The Militant (logo)  

Vol. 71/No. 31      September 3, 2007

 
Socialist revolution requires a disciplined party
(Books of the Month column)
 
Below is an excerpt from The Struggle for a Proletarian Party by James P. Cannon, a founder of the U.S. Communist Party in 1919 and of the Socialist Workers Party in 1938. It is one of Pathfinder's Books of the Month in August. This book is both a manual of Leninist party organization and the record of a significant political struggle within the Socialist Workers Party in 1939-40. In face of the outbreak of World War II, under the pressure of the imperialist war drive, a petty-bourgeois faction split from the party. James Burnham, referred to in the selection below, was a leader of that faction. After leaving the party he became an open anticommunist. He worked for a while for the CIA and later became editor of the right-wing National Review. Copyright © 1972 by Pathfinder Press. Reprinted by permission.

BY JAMES P. CANNON  
As long as the real scope of the political and theoretical disputes remained undetermined the talk about the organization question contributed, and could contribute, nothing but confusion. But, now that the fundamental political issues are fully clarified, now that the two camps have taken their position along fundamental lines, it is possible and perhaps feasible to take up the organization question for discussion in its proper setting and in its proper place—as an important but subordinate issue; as an expression in organizational terms of the political differences, but not as a substitute for them.
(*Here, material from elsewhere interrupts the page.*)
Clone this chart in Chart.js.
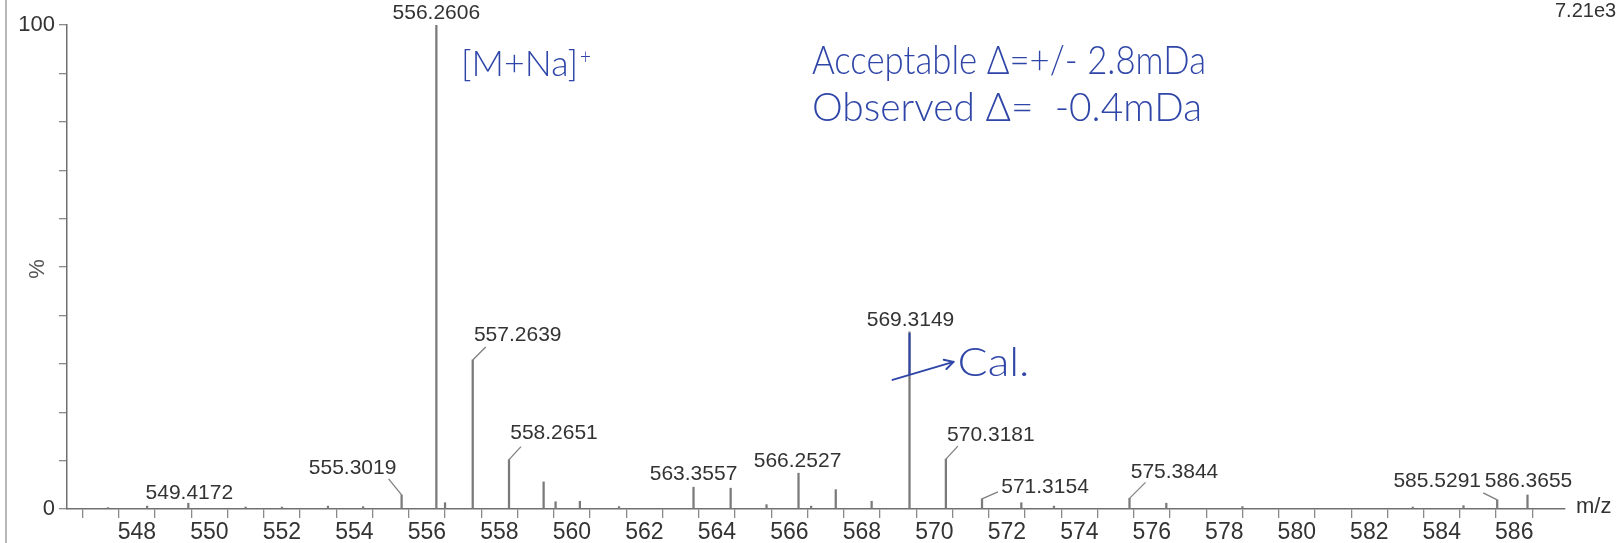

The fundamental conflict between the proletarian and the petty-bourgeois tendencies expresses itself at every turn in questions of the party organization. But involved in this secondary conflict are not little incidents, grievances, personal friction, and similar small change which are a common feature in the life of every organization. The dispute goes deeper. We are at war with Burnham and the Burnhamites over the fundamental question of the character of the party. Burnham, who is completely alien to the program and traditions of Bolshevism, is no less hostile to its “organizational methods.” He is much nearer in spirit to Souvarine and all the decadents, skeptics, and renegades of Bolshevism than to the spirit of Lenin and his terrible “regime.”

Burnham is concerned first of all with “democratic guarantees” against degeneration of the party after the revolution. We are concerned first of all with building a party that will be capable of leading the revolution. Burnham's conception of party democracy is that of a perpetual talking shop in which discussions go on forever and nothing is ever firmly decided. (See the resolution of the Cleveland Conference!) Consider his “new” invention—a party with two different public organs defending two different and antagonistic programs! Like all the rest of Burnham's independent ideas, that is simply plagiarism from alien sources. It is not difficult to recognize in this brilliant scheme of party organization a rehabilitation of [Socialist Party leader] Norman Thomas' ill-fated “all-inclusive party.”

Our conception of the party is radically different. For us the party must be a combat organization which leads a determined struggle for power. The Bolshevik party which leads the struggle for power needs not only internal democracy. It also requires an imperious centralism and an iron discipline in action. It requires a proletarian composition conforming to its proletarian program. The Bolshevik party cannot be led by dilettantes whose real interests and real lives are in another and alien world. It requires an active professional leadership, composed of individuals democratically selected and democratically controlled, who devote their entire lives to the party, and who find in the party and in its multiform activities in a proletarian environment, complete personal satisfaction.

For the proletarian revolutionist the party is the concentrated expression of his life purpose, and he is bound to it for life and death. He preaches and practices party patriotism, because he knows that his socialist ideal cannot be realized without the party. In his eyes the crime of crimes is disloyalty or irresponsibility toward the party. The proletarian revolutionist is proud of his party. He defends it before the world on all occasions. The proletarian revolutionist is a disciplined man, since the party cannot exist as a combat organization without discipline. When he finds himself in the minority, he loyally submits to the decision of the party and carries out its decisions, while he awaits new events to verify the disputes or new opportunities to discuss them again.

The petty-bourgeois attitude toward the party, which Burnham represents, is the opposite of all this. The petty-bourgeois character of the opposition is shown in their attitude toward the party, their conception of the party, even in their method of complaining and whining about the “grievances,” as unfailingly as in their light-minded attitude toward our program, our doctrine, and our tradition.

The petty-bourgeois intellectual, who wants to teach and guide the labor movement without participating in it, feels only loose ties to the party and is always full of “grievances” against it. The moment his toes are stepped on, or he is rebuffed, he forgets all about the interests of the movement and remembers only that his feelings have been hurt; the revolution may be important, but the wounded vanity of a petty-bourgeois intellectual is more important. He is all for discipline when he is laying down the law to others, but as soon as he finds himself in a minority, he begins to deliver ultimatums and threats of split to the party majority.